The ordeal for the victims in giving their testimony must have been overwhelming, and while it may have been a platform to tell their stories, it could never expunge the memory of their suffering, nor bring any degree of closure to those terrible times. Vulliamy describes the victims who testified before the court as “older than their years, aged by memory”.

Vulliamy relates his own testimony at the Karadzic trial, and it is engrossing to me. Perhaps this is because his experience mirrored my own when I testified at the same trial, as a witness for the prosecution, in May, 2010. Karadzic’s cross-examination of me over 15 hours was a severe test of my memory. Karadzic denied that there was any camp at Trnopolje and contended that the dramatic photograph of Fikret Alic was ‘manufactured’. Vulliamy left the courtroom “enraged and offended on behalf of the good people I have met over the years whose lives have been destroyed by those camps”.

Because Vulliamy ‘walked the walk’ with this band of refugees, he has undoubtedly absorbed their stories and sufferings and shared their understandable bewilderment at the apparent lack of response by the outside world.

But reality never matches expectations. While one may criticise the international community for how it handled the war, there can be no denying its efforts to solve the crisis. This war was not the fault of the international community.

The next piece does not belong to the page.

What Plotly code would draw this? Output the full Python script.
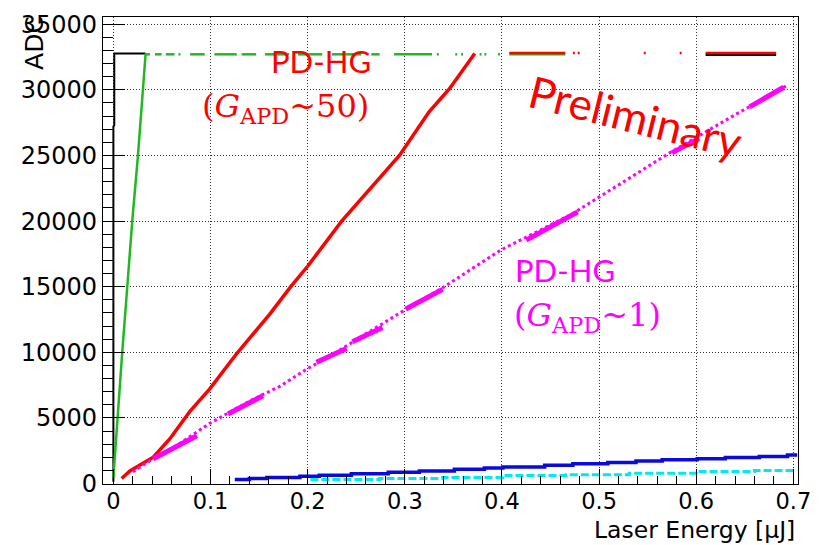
import plotly.graph_objects as go

SAT = 32767  # ADC saturation level

# ---------------- data ----------------
black_x = [0.0, 0.0, 0.0009, 0.0009, 0.033]
black_y = [150, 27200, 27300, 32767, 32767]
black_top_segments = [(0.6097, 0.6823)]

green_x = [0.0, 0.004, 0.0091, 0.0143, 0.0194, 0.0253, 0.0307, 0.0332]
green_y = [500, 5000, 10000, 15000, 20000, 25000, 30000, 32767]
green_top_segments = [(0.033, 0.0376), (0.0428, 0.0496), (0.054, 0.063), (0.067, 0.069),
                      (0.079, 0.094), (0.104, 0.127), (0.132, 0.147), (0.156, 0.181),
                      (0.19, 0.215), (0.225, 0.255), (0.2655, 0.274), (0.289, 0.328),
                      (0.333, 0.335), (0.352, 0.354), (0.358, 0.36), (0.377, 0.379),
                      (0.382, 0.384), (0.396, 0.398), (0.4076, 0.4652)]

red_x = [0.0085, 0.017, 0.041, 0.058, 0.079, 0.099, 0.127, 0.161, 0.183, 0.200,
         0.235, 0.2945, 0.325, 0.346, 0.372]
red_y = [390, 960, 2015, 3400, 5526, 7200, 9910, 12917, 15050, 16560,
         20000, 25000, 28330, 30090, 32767]
red_top_segments = [(0.4076, 0.4652), (0.473, 0.475), (0.478, 0.480), (0.546, 0.548),
                    (0.583, 0.585), (0.6097, 0.6823)]

mag_x = [0.02, 0.041, 0.065, 0.0993, 0.1404, 0.171, 0.2003, 0.219, 0.2517, 0.3014,
         0.339, 0.399, 0.4727, 0.5, 0.5754, 0.64, 0.695]
mag_y = [900, 1895, 2895, 4600, 6300, 7400, 8782, 9535, 11038, 13293,
         14925, 17805, 20564, 21820, 25323, 28100, 30400]
mag_blobs = [(0.041, 1895, 0.086, 3650), (0.118, 5300, 0.154, 6700), (0.209, 9250, 0.240, 10300),
             (0.246, 10800, 0.277, 11900), (0.301, 13300, 0.339, 14800),
             (0.425, 18550, 0.478, 20700), (0.575, 25200, 0.603, 26300), (0.655, 28700, 0.69, 30200)]

blue_x = [0.125, 0.140, 0.158, 0.192, 0.212, 0.245, 0.283, 0.315, 0.351, 0.382, 0.401,
          0.444, 0.473, 0.509, 0.538, 0.565, 0.601, 0.630, 0.665, 0.694, 0.704]
blue_y = [320, 390, 470, 560, 640, 760, 860, 965, 1090, 1190, 1270,
          1390, 1515, 1615, 1715, 1815, 1890, 1990, 2070, 2170, 2170]

cyan_x = [0.2028, 0.274, 0.339, 0.4008, 0.466, 0.531, 0.600, 0.660, 0.702]
cyan_y = [320, 390, 466, 616, 666, 791, 916, 991, 1000]

x_ticks = [0, 0.1, 0.2, 0.3, 0.4, 0.5, 0.6, 0.7]
x_tick_text = ["0", "0.1", "0.2", "0.3", "0.4", "0.5", "0.6", "0.7"]
y_ticks = [0, 5000, 10000, 15000, 20000, 25000, 30000, 35000]
y_tick_text = [str(v) for v in y_ticks]


def segs_flat(segs, yv):
    xs, ys = [], []
    for a, b in segs:
        xs += [a, b, None]
        ys += [yv, yv, None]
    return xs, ys


def blobs_flat(blobs):
    xs, ys = [], []
    for x0, y0, x1, y1 in blobs:
        xs += [x0, x1, None]
        ys += [y0, y1, None]
    return xs, ys


BLACK = "#000000"
GREEN = "#1fba1f"
RED = "#ff0000"
MAG = "#ff00ff"
BLUE = "#0a0ae0"
CYAN = "#00e8f0"

fig = go.Figure()

# black
fig.add_trace(go.Scatter(x=black_x, y=black_y, mode="lines", line=dict(color=BLACK, width=2)))
bx, by = segs_flat(black_top_segments, SAT)
fig.add_trace(go.Scatter(x=bx, y=[v - 90 if v is not None else None for v in by], mode="lines",
                         line=dict(color=BLACK, width=2.5)))
# green
fig.add_trace(go.Scatter(x=green_x, y=green_y, mode="lines", line=dict(color=GREEN, width=2.5)))
gx, gy = segs_flat(green_top_segments, SAT)
fig.add_trace(go.Scatter(x=gx, y=[v - 60 if v is not None else None for v in gy], mode="lines",
                         line=dict(color=GREEN, width=2.5)))
# red
fig.add_trace(go.Scatter(x=red_x, y=red_y, mode="lines", line=dict(color=RED, width=3.5)))
rx, ry = segs_flat(red_top_segments, SAT)
fig.add_trace(go.Scatter(x=rx, y=[v + 40 if v is not None else None for v in ry], mode="lines",
                         line=dict(color=RED, width=2.5)))
# magenta
fig.add_trace(go.Scatter(x=mag_x, y=mag_y, mode="lines",
                         line=dict(color=MAG, width=3, dash="3px,3px")))
mx, my = blobs_flat(mag_blobs)
fig.add_trace(go.Scatter(x=mx, y=my, mode="lines", line=dict(color=MAG, width=5)))
# blue
fig.add_trace(go.Scatter(x=blue_x, y=blue_y, mode="lines", line_shape="hv",
                         line=dict(color=BLUE, width=3.5)))
# cyan
fig.add_trace(go.Scatter(x=cyan_x, y=cyan_y, mode="lines", line_shape="hv",
                         line=dict(color=CYAN, width=3, dash="8px,3px")))

common = dict(showgrid=True, gridcolor="#333333", gridwidth=1, griddash="1px,2px",
              ticks="inside", tickcolor="black", tickwidth=1,
              showline=True, mirror=True, linecolor="black", linewidth=1.2,
              zeroline=False)

fig.update_xaxes(range=[-0.0107, 0.7048], tickmode="array", tickvals=x_ticks, ticktext=x_tick_text,
                 ticklen=15, tickfont=dict(family="DejaVu Sans", size=22.5, color="black"),
                 ticklabelstandoff=-3,
                 minor=dict(dtick=0.02, tick0=0, ticks="inside", ticklen=8,
                            tickcolor="black", showgrid=False), **common)
fig.update_yaxes(range=[-30, 35550], tickmode="array", tickvals=y_ticks, ticktext=y_tick_text,
                 ticklen=22, tickfont=dict(family="DejaVu Sans", size=24, color="black"),
                 minor=dict(dtick=1000, tick0=0, ticks="inside", ticklen=10,
                            tickcolor="black", showgrid=False), **common)

ann = [
    dict(text="Laser Energy [µJ]", x=0.999, y=-0.099, xanchor="right", yanchor="middle",
         font=dict(family="DejaVu Sans", size=23.5, color="black")),
    dict(text="ADC", x=-0.099, y=0.945, xanchor="center", yanchor="middle", textangle=-90,
         font=dict(family="DejaVu Sans", size=25, color="black")),
    dict(text="PD-HG", x=0.3132, y=0.9049, xanchor="center", yanchor="middle",
         font=dict(family="Lato", size=31, color=RED)),
    dict(text="(<i>G</i><sub>APD</sub>~50)", x=0.263, y=0.805, xanchor="center", yanchor="middle",
         font=dict(family="DejaVu Serif", size=32, color=RED)),
    dict(text="Preliminary", x=0.7658, y=0.789, xanchor="center", yanchor="middle", textangle=14,
         font=dict(family="Lato", size=44, color=RED)),
    dict(text="PD-HG", x=0.665, y=0.4588, xanchor="center", yanchor="middle",
         font=dict(family="Lato", size=31, color=MAG)),
    dict(text="(<i>G</i><sub>APD</sub>~1)", x=0.697, y=0.357, xanchor="center", yanchor="middle",
         font=dict(family="DejaVu Serif", size=32, color=MAG)),
]
for a in ann:
    a.update(xref="paper", yref="paper", showarrow=False)

fig.update_layout(width=822, height=545, margin=dict(l=103, r=23, t=11, b=61),
                  plot_bgcolor="white", paper_bgcolor="white", showlegend=False,
                  annotations=ann)

fig.write_html("out.html")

It was home-based, planned and conducted by Yugoslavs. Hundreds of international negotiators, and thousands of peacekeepers, were positioned throughout the republics seeking to find a solution acceptable to the three warring sides.

NATO deployed its strength. It is easy, in hindsight, to write that the world’s diplomatic leaders should not have had any dealings with Karadzic, but the reality was quite different. In order to make progress in Bosnia, one had no choice but to negotiate with Karadzic, who was the undisputed leader of the Bosnian Serbs. It may have been unpalatable, but as one such negotiator, I make no excuse for my frequent dealings with him.

However, the main theme of Vulliamy’s remarkable book is the story of the victims and it is they who rightly take centre-stage. We share their suffering and pain, their anger and frustration. We see them as they were then and how they are now.

As Vulliamy correctly points out “those most horribly insulted, of course, were the disbelieving camp survivors and relatives of the dead. They ask little, these people, but I believe that those who survive and are left bereaved by such crimes are owed at least one thing: they should be given back their lives by an admission of what happened. Their sanity requires that history records and acknowledges the truth of the atrocities that were committed against them and those they lost”.

Perhaps ignoring this is the greatest crime of all.

* Col Colm Doyle is a retired Irish Army officer who served in the former Yugoslavia as head of the EC Monitor Mission for Bosnia from Oct 1991 to Apr ’92. He has also served at United Nations in New York as chief of staff of the military division, Department of Peacekeeping Operations, from Jan 2004 to Mar 2006. He has testified as a witness at the trials of Slobodan Milosevic and Radovan Karadzic, at the War Crimes Tribunal in The Hague, and will give evidence at the forthcoming trial of Ratko Mladic.